**Challenge**
Go through the listing and return every line with "matplotlib" in it.

╭──

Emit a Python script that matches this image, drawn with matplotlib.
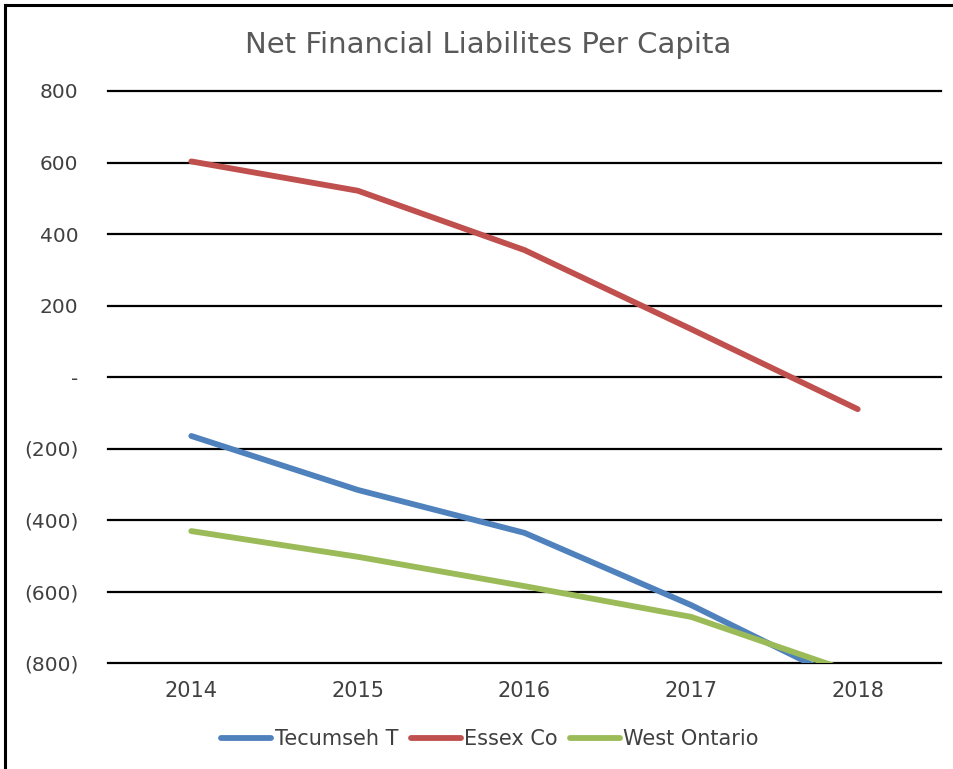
import matplotlib.pyplot as plt
from matplotlib.lines import Line2D
from matplotlib.ticker import FuncFormatter

years = [2014, 2015, 2016, 2017, 2018]
tecumseh = [-165, -316, -436, -638, -868]
essex = [603, 521, 355, 134, -90]
west_ontario = [-431, -503, -585, -671, -831]
y_ticks = [-800, -600, -400, -200, 0, 200, 400, 600, 800]


def accounting(v, pos):
	if v == 0:
		return "-"
	if v < 0:
		return "(%d)" % abs(v)
	return "%d" % v


if __name__ == "__main__":
	fig = plt.figure(figsize = (9.54, 7.69), dpi = 100)
	ax = fig.add_axes([108 / 954, 1 - 663 / 769, (941 - 108) / 954, (663 - 91) / 769])

	ax.plot(years, tecumseh, color = "#4F81BD", linewidth = 4.2, label = "Tecumseh T", solid_capstyle = "round")
	ax.plot(years, essex, color = "#C0504D", linewidth = 4.2, label = "Essex Co", solid_capstyle = "round")
	ax.plot(years, west_ontario, color = "#9BBB59", linewidth = 4.2, label = "West Ontario", solid_capstyle = "round")

	ax.set_xlim(2013.5, 2018.5)
	ax.set_ylim(-800, 800)
	ax.set_xticks(years)
	ax.set_yticks(y_ticks)
	ax.yaxis.set_major_formatter(FuncFormatter(accounting))
	ax.grid(axis = "y", color = "black", linewidth = 1.6)
	ax.set_axisbelow(True)
	for g in ax.get_ygridlines():
		g.set_clip_on(False)
	for s in ax.spines.values():
		s.set_visible(False)
	ax.tick_params(axis = "both", length = 0)
	ax.tick_params(axis = "y", pad = 21.5, labelsize = 14.5, labelcolor = "#404040")
	ax.tick_params(axis = "x", pad = 13, labelsize = 15, labelcolor = "#404040")

	fig.text(488 / 954, 1 - 45 / 769, "Net Financial Liabilites Per Capita", ha = "center", va = "center",
		fontsize = 21, color = "#595959")

	fig.legend(loc = "center", bbox_to_anchor = (490 / 954, 1 - 739 / 769), ncol = 3, frameon = False,
		handlelength = 2.4, handletextpad = 0.15, columnspacing = 0.6,
		prop = {"size": 15}, labelcolor = "#404040")

	# border round the figure
	fig.add_artist(Line2D([5 / 954, 5 / 954], [0, 1 - 5 / 769], transform = fig.transFigure, color = "black", linewidth = 2.2))
	fig.add_artist(Line2D([5 / 954, 1], [1 - 5 / 769, 1 - 5 / 769], transform = fig.transFigure, color = "black", linewidth = 2.2))

	plt.savefig("out.png")
	plt.close()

╰──

**Exercise output**
Emit a Python script that matches this image, drawn with matplotlib.
import matplotlib.pyplot as plt
from matplotlib.lines import Line2D
from matplotlib.ticker import FuncFormatter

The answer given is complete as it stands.